If you're Christ, you know, and you actually are king and the nations literally are your inheritance that God's promised to you, then there's nothing inherently sinful.
And again, it's external, it's outside of your flesh.
It's not something coming from within you that contradicts God's will, but it's something external.
I'm hungry.
There's bread.
I've been promised the kingdoms of this earth as my inheritance.
I'm now looking at them.
And I'm not tempted at all by the shortcut avenue that Satan's offering to me, but I do desire.
The nations, kingdoms of this world.
And then the temple, that was basically a way of putting God to the test so that miraculously it's a crowded area everybody would see, and that God would hold Christ up if he chose to throw himself down from the temple, that he would hover and would not strike his foot against the ground so that this crowded place, all the foot traffic, all the people would, it would be a quick shortcut of revealing that he really is the Son of God, that people would see his true identity.
Likewise, there's nothing inherently, if you're Jesus, inherently sinful about wanting.
The people to know that you truly are the Son of God and for them to worship you because you are worthy of worship.
And that's what's right.
It's also what's best for them, for that people would recognize Christ as the Son of God and worship Him.
So all these are external temptations.
Jesus was not, however, internally, He did not have imputed sin.
He didn't have original sin.
He was not ever internally tempted in terms of the three big temptations of worldliness that 1 John describes the lust of the flesh, the lust of the eyes, and the boastful pride of life.
Jesus was never tempted towards sexual immorality.
He was never tempted towards lying.
He was never tempted because of the impeccability.
That's a doctrine that we hold.
It's not just that Christ did not sin, he could not sin.
He's God.
The divine nature would not allow Christ to sin.
Is there anything that you're a better theologian than me, Jared?
Did I get that right?
Because when we talk about Jesus' temptation, I do want the listener to know he was tempted.
In such a way that he can associate with his people as a merciful high priest.
At the same time, though, he wasn't tempted the way that we are as sinners.
Well, you're right.
You're right.
I mean, everything you said was right.
The difference is that we are tempted like Jesus whenever we're offered a good thing through an evil means, like an external temptation, and we reject the evil means, we have no desire for the evil means.
So you need to provide for your family.
And let's say you're without work and then somebody comes and says, hey, sell these drugs for me.
And you're immediately rejecting the evil means, but you desire to provide for your family because God has designed you for that purpose and called you to do it.
And that's the thing like all the, you know, the devil offered the first David, offered him laziness, sexual immorality, adultery, murder, and those things that he tempted him with.

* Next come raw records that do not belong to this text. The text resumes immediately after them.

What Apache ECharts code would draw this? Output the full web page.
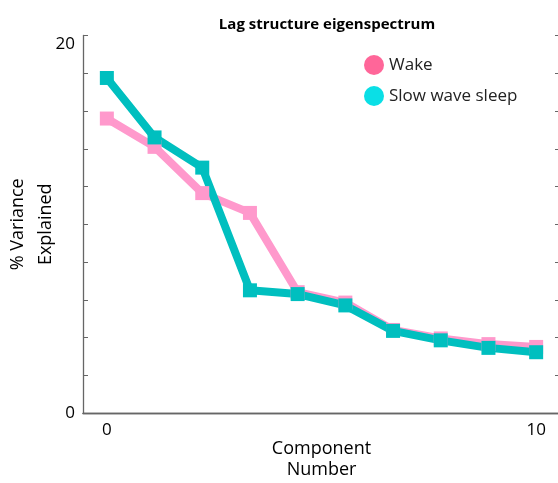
<!DOCTYPE html>
<html>
<head>
<meta charset="utf-8">
<script src="https://cdn.jsdelivr.net/npm/echarts@6/dist/echarts.min.js"></script>
<style>html,body{margin:0;padding:0;background:#fff;}#c{width:558px;height:483px;}</style>
</head>
<body>
<div id="c"></div>
<script>
var components = ['0','1','2','3','4','5','6','7','8','10'];
var wake = [15.6, 14.1, 11.65, 10.6, 6.4, 5.85, 4.4, 3.95, 3.65, 3.5];
var sws  = [17.75, 14.6, 13.0, 6.5, 6.3, 5.7, 4.35, 3.85, 3.45, 3.22];
var yTickLabels = [0, 20];
var xTickLabels = ['0', '10'];

var FONT = 'Open Sans';
var axisColor = '#666';
var chart = echarts.init(document.getElementById('c'), null, {renderer: 'canvas'});
chart.setOption({
  animation: false,
  backgroundColor: '#fff',
  title: {
    text: 'Lag structure eigenspectrum',
    left: 322, top: 12, textAlign: 'center',
    textStyle: {fontFamily: FONT, fontWeight: 'bold', fontSize: 15, color: '#000'}
  },
  legend: {
    orient: 'vertical', left: 359, top: 50, itemGap: 11,
    icon: 'circle', itemWidth: 20, itemHeight: 20,
    textStyle: {fontFamily: FONT, fontSize: 17, color: '#222'},
    data: [
      {name: 'Wake', itemStyle: {color: '#ff6699'}},
      {name: 'Slow wave sleep', itemStyle: {color: '#0adfe6'}}
    ]
  },
  grid: {left: 83, top: 35.5, right: -2, bottom: 70, containLabel: false, outerBoundsMode: 'none'},
  xAxis: [{
    type: 'category', data: components, boundaryGap: true,
    axisLine: {lineStyle: {color: axisColor, width: 1.3}},
    axisTick: {inside: true, alignWithLabel: true, length: 5, lineStyle: {color: axisColor}},
    axisLabel: {
      fontFamily: FONT, fontSize: 17, color: '#000', margin: 9, interval: 0,
      formatter: function (v) { return xTickLabels.indexOf(v) >= 0 ? v : ''; }
    },
    name: 'Component\nNumber', nameLocation: 'middle', nameGap: 25, nameMoveOverlap: false,
    nameTextStyle: {fontFamily: FONT, fontSize: 18, color: '#000', lineHeight: 21}
  }, {
    type: 'category', data: components, boundaryGap: true, position: 'top',
    axisLine: {lineStyle: {color: axisColor, width: 1.3}},
    axisTick: {inside: true, alignWithLabel: true, length: 5, lineStyle: {color: axisColor}},
    axisLabel: {show: false}
  }],
  yAxis: [{
    type: 'value', min: 0, max: 20, interval: 2,
    splitLine: {show: false},
    axisLine: {show: true, lineStyle: {color: axisColor, width: 1.3}},
    axisTick: {show: true, inside: true, length: 5, lineStyle: {color: axisColor}},
    axisLabel: {
      fontFamily: FONT, fontSize: 17, color: '#000', margin: 8,
      verticalAlignMaxLabel: 'top',
      formatter: function (v) { return yTickLabels.indexOf(v) >= 0 ? String(v) : ''; }
    },
    name: '% Variance\nExplained', nameLocation: 'middle', nameGap: 23, nameRotate: 90, nameMoveOverlap: false,
    nameTextStyle: {fontFamily: FONT, fontSize: 18, color: '#000', lineHeight: 28}
  }, {
    type: 'value', min: 0, max: 20, interval: 2, position: 'right',
    splitLine: {show: false},
    axisLine: {show: true, lineStyle: {color: axisColor, width: 1.3}},
    axisTick: {show: true, inside: true, length: 5, lineStyle: {color: axisColor}},
    axisLabel: {show: false}
  }],
  series: [{
    name: 'Wake', type: 'line', data: wake,
    symbol: 'rect', symbolSize: 14,
    lineStyle: {color: '#ff99cc', width: 8},
    itemStyle: {color: '#ff99cc'}
  }, {
    name: 'Slow wave sleep', type: 'line', data: sws,
    symbol: 'rect', symbolSize: 14,
    lineStyle: {color: '#00bfbf', width: 8},
    itemStyle: {color: '#00bfbf'}
  }]
});
</script>
</body>
</html>
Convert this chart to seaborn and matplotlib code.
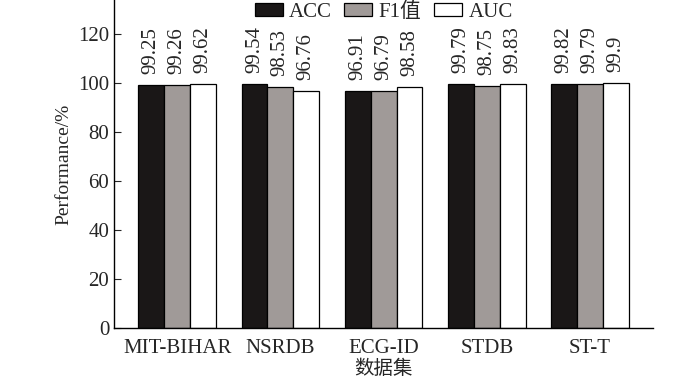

And then with the second David, or the true David, he offers food.
Angel protection and to be the king of kings.
You know, and so you have inherently good things.
And then in the Garden of Gethsemane, people point to that a lot.
Well, in the Garden of Gethsemane, I mean, what would people, you know, what would they have Jesus do?
Do they want him hopping and skipping to the cross?
Like Matthew Lee Anderson, who's a professor at Baylor and was a member of the board of Revoice, he would argue that Jesus' desire to disobey his father in Gethsemane.
But if you look at Luke 22 42, it says that Jesus begins his prayer with, If you are willing.
He wants to do his father's will, but he does not want to become sin.
He doesn't want to drink his father's wrath.
He doesn't want to suffer at the hands of lawless men.
He doesn't want to die.
He shouldn't want to do any of those things.
Like imagine Adam, who before he sinned, imagine him in his holiness saying, God, pour out your wrath on me.
Right.
That would be inherently sinful for him to have that desire.
So Jesus shows us perfectly.
And that's something else.
Like, we're going to correct Jesus.
We're going to say that Jesus could have had a better desire in the Garden of Gethsemane, a holier desire.
I mean, it's nuts what people are willing to do to justify an evil sin in their heart, like evil in their hearts.
And then the cry of dereliction again, very similar when Jesus cries out, My God, my God, why have you forsaken me?
Correcting Jesus In Gethsemane00:01:35
Um, what should he cry out?
Like, what's the alternative?
He wants perfect fellowship with his father through his humanity, and he's treated like a sinner on the cross, and sin is placed on him.
And so, the father withdraws his love from his son pertaining to his humanity on the cross.
So, what is the holy, righteous response for Jesus to scream out?
Right?
Like, that's a perfect response.
He doesn't want his wrath, he shouldn't want his wrath, right?
I mean, Jesus teaches us perfectly.
Let me say it this way.
In the Garden of Gethsemane, it was holy for Jesus to desire his father's will, and it was holy for him not to desire his father's wrath.
It's both.
It's not either or.
It's kind of like with my mom who died of Parkinson's in 2022.
I should want her to be with Jesus, but I shouldn't want her to leave me.
I think both are holy desires, right?
Yeah, that's good.
Well said.
All right.
Well, there you have it.
Somebody in the chat, Charles A. Monaghan, he said, Joel has a fine way of extending outros and closing remarks into a whole other segment of the show.
But yeah, there we go.
We did it.
All right, Jared, thank you so much for coming on the show.
We really appreciate you.
Keep up the good work.
Amen.
Thank you so much.
Y'all keep turning the page and saying what the Bible says.
All right.
Yes, sir.
Thank you.
Will do.
Listener, thanks for tuning in.
God bless you.
And Lord willing, we will see you again this Friday.